In an example, a distributed variant of the scheduling algorithm may be parallelizable. For example, the member base may be partitioned evenly into p groups and the algorithm may be run sequentially within the groups. The local exposure count for each group may be updated after each member iteration. In some examples, the emin and emax of each message type may be expressed as a percentage as opposed to a concrete number so it may be applied to each partition.
In an example distributed variant, the scheduling algorithm generated a schedule with exposure counts for each campaign close to the original un-distributed algorithm with only slight deviations due to percentage rounding. In some examples, given a uniform distribution of members for the partitions based upon campaign eligibility, the resulting exposure statistics may be approximately the same as if no partitioning was done. If however a non-uniform distribution is chosen, by scaling all campaign emin and emax values for each partition uniquely by the ratio of its eligible member count to the total eligible member count across all partitions, a similar result to the non-partitioned algorithm may be achieved. In these examples, parallelism may be achieved without the use of any shared global state.
In one example implementation, several different campaigns were scheduled with user-specific exposure ranges, repetition rules, and utility values as shown in Table 1 (below). In some examples, a strict prioritization scheme for the utility function may be used (e.g., a hard coded utility based upon the campaign). The scheduling algorithm was run with 500 members, 8 campaigns over 65 total weekdays. Using the data in the table below, the scheduling algorithm may produce a result that has a total utility of 94% of the possible utility, the possible utility being the utility that results from choosing campaigns when constraints are ignored, based solely on the utility value.
Examples, as described herein, may include, or may operate on, logic or a number of components, modules, or mechanisms. Modules are tangible entities (e.g., hardware) capable of performing specified operations and may be configured or arranged in a certain manner. In an example, circuits may be arranged (e.g., internally or with respect to external entities such as other circuits) in a specified manner as a module.
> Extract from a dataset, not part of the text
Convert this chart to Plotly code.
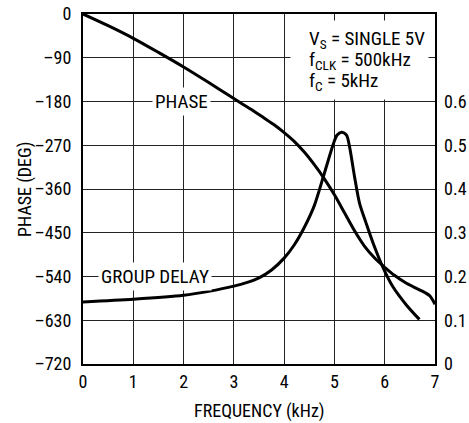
import plotly.graph_objects as go

# ---- data ----
freq_phase = [0.0, 0.5, 1.0, 1.5, 2.0, 2.5, 3.0, 3.2, 3.4, 3.6, 3.8, 4.0, 4.2, 4.4, 4.6, 4.8, 5.0, 5.2, 5.4, 5.6, 5.8, 6.0, 6.2, 6.4, 6.6, 6.8, 6.9, 7.0]
phase_deg = [0, -24, -50, -79, -109, -141, -174, -187, -200, -214, -228, -244, -262, -284, -310, -339, -372, -409, -446, -478, -502, -521, -538, -552, -563, -573, -580, -597]

freq_gd = [0.0, 1.0, 2.0, 2.5, 3.0, 3.25, 3.5, 3.75, 4.0, 4.2, 4.4, 4.6, 4.8, 4.97, 5.05, 5.14, 5.24, 5.3, 5.4, 5.5, 5.63, 5.77, 5.96, 6.16, 6.43, 6.69]
group_delay = [0.142, 0.148, 0.157, 0.166, 0.178, 0.186, 0.197, 0.215, 0.242, 0.272, 0.312, 0.362, 0.436, 0.5, 0.523, 0.53, 0.523, 0.497, 0.428, 0.367, 0.322, 0.276, 0.222, 0.177, 0.135, 0.102]

x_ticks = [0, 1, 2, 3, 4, 5, 6, 7]
phase_ticks = [0, -90, -180, -270, -360, -450, -540, -630, -720]
phase_ticktext = ["0", "\u201390", "\u2013180", "\u2013270", "\u2013360", "\u2013450", "\u2013540", "\u2013630", "\u2013720"]
gd_ticks = [0, 0.1, 0.2, 0.3, 0.4, 0.5, 0.6]
gd_ticktext = ["0", "0.1", "0.2", "0.3", "0.4", "0.5", "0.6"]
condition_lines = ["V<sub>S</sub> = SINGLE 5V", "f<sub>CLK</sub> = 500kHz", "f<sub>C</sub> = 5kHz"]

FONT = "Liberation Sans Narrow, Roboto Condensed, Arial Narrow, Liberation Sans, sans-serif"
FS_TICK = 18
FS_TITLE = 18
FS_ANN = 19

fig = go.Figure()
fig.add_trace(go.Scatter(x=freq_phase, y=phase_deg, mode="lines",
                         line=dict(color="black", width=3, shape="spline", smoothing=0.8),
                         showlegend=False, yaxis="y", hoverinfo="skip"))
fig.add_trace(go.Scatter(x=freq_gd, y=group_delay, mode="lines",
                         line=dict(color="black", width=3, shape="spline", smoothing=0.8),
                         showlegend=False, yaxis="y2", hoverinfo="skip"))

# white box behind the condition text
fig.add_annotation(xref="x", yref="y", x=4.11, y=-12.3, xanchor="left", yanchor="top",
                   text=" ", width=137, height=78, bgcolor="white", borderpad=0,
                   showarrow=False, font=dict(family=FONT, size=FS_ANN))
cond_y = [-52, -95, -138]
for txt, yy in zip(condition_lines, cond_y):
    fig.add_annotation(xref="x", yref="y", x=4.45, y=yy, xanchor="left", yanchor="middle",
                       text=txt, showarrow=False, align="left",
                       font=dict(family=FONT, size=FS_ANN, color="black"))

fig.add_annotation(xref="x", yref="y", x=1.96, y=-180, text="PHASE", showarrow=False,
                   bgcolor="white", borderpad=2, font=dict(family=FONT, size=FS_ANN, color="black"))
fig.add_annotation(xref="x", yref="y", x=1.44, y=-540, text="GROUP DELAY", showarrow=False,
                   bgcolor="white", borderpad=2, font=dict(family=FONT, size=FS_ANN, color="black"))

# axis titles
fig.add_annotation(xref="paper", yref="paper", x=0.5, y=-0.134, xanchor="center", yanchor="middle",
                   text="FREQUENCY (kHz)", showarrow=False,
                   font=dict(family=FONT, size=FS_TITLE, color="black"))
fig.add_annotation(xref="paper", yref="paper", x=-0.165, y=0.5, xanchor="center", yanchor="middle",
                   text="PHASE (DEG)", textangle=-90, showarrow=False,
                   font=dict(family=FONT, size=FS_TITLE, color="black"))

fig.update_layout(
    width=469, height=423,
    margin=dict(l=83, r=34, t=14, b=59, autoexpand=False),
    paper_bgcolor="white", plot_bgcolor="rgba(0,0,0,0)",
    font=dict(family=FONT, size=FS_TICK, color="black"),
    xaxis=dict(range=[0, 7], tickvals=x_ticks, ticktext=[str(v) for v in x_ticks],
               showgrid=True, gridcolor="#222", gridwidth=1.2, zeroline=False,
               showline=True, linecolor="black", linewidth=2, mirror=True,
               ticks="", automargin=False),
    yaxis=dict(range=[-720, 0], tickvals=phase_ticks, ticktext=phase_ticktext,
               showgrid=True, gridcolor="#222", gridwidth=1.2, zeroline=False,
               showline=True, linecolor="black", linewidth=2, mirror=True,
               ticks="", ticklabelstandoff=6, automargin=False),
    yaxis2=dict(range=[0, 0.8], overlaying="y", side="right", tickvals=gd_ticks, ticktext=gd_ticktext,
                showgrid=False, zeroline=False, showline=False, ticks="", ticklabelstandoff=8,
                automargin=False),
)

fig.write_html("out.html", config={"displayModeBar": False},
               post_script="document.body.style.margin='0';")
In an example, the whole or part of one or more computer systems (e.g., a standalone, client or server computer system) or one or more hardware processors may be configured by firmware or software (e.g., instructions, an application portion, or an application) as a module that operates to perform specified operations. In an example, the software may reside on a machine readable medium. In an example, the software, when executed by the underlying hardware of the module, causes the hardware to perform the specified operations.
Accordingly, the term “module” is understood to encompass a tangible entity, be that an entity that is physically constructed, specifically configured (e.g., hardwired), or temporarily (e.g., transitorily) configured (e.g., programmed) to operate in a specified manner or to perform part or all of any operation described herein. Considering examples in which modules are temporarily configured, each of the modules need not be instantiated at any one moment in time. For example, where the modules comprise a general-purpose hardware processor configured using software, the general-purpose hardware processor may be configured as respective different modules at different times. Software may accordingly configure a hardware processor, for example, to constitute a particular module at one instance of time and to constitute a different module at a different instance of time.
Machine (e.g., computer system) 4000 may include a hardware processor 4002 (e.g., a central processing unit (CPU), a graphics processing unit (GPU), a hardware processor core, or any combination thereof), a main memory 4004 and a static memory 4006, some or all of which may communicate with each other via an interlink (e.g., bus) 4008. The machine 4000 may further include a display unit 4010, an alphanumeric input device 4012 (e.g., a keyboard), and a user interface (UI) navigation device 4014 (e.g., a mouse). In an example, the display unit 4010, input device 4012 and UI navigation device 4014 may be a touch screen display. The machine 4000 may additionally include a storage device (e.g., drive unit) 4016, a signal generation device 4018 (e.g., a speaker), a network interface device 4020, and one or more sensors 4021, such as a global positioning system (GPS) sensor, compass, accelerometer, or other sensor. The machine 4000 may include an output controller 4028, such as a serial (e.g., universal serial bus (USB), parallel, or other wired or wireless (e.g., infrared (IR), near field communication (NFC), etc.) connection to communicate or control one or more peripheral devices (e.g., a printer, card reader, etc.).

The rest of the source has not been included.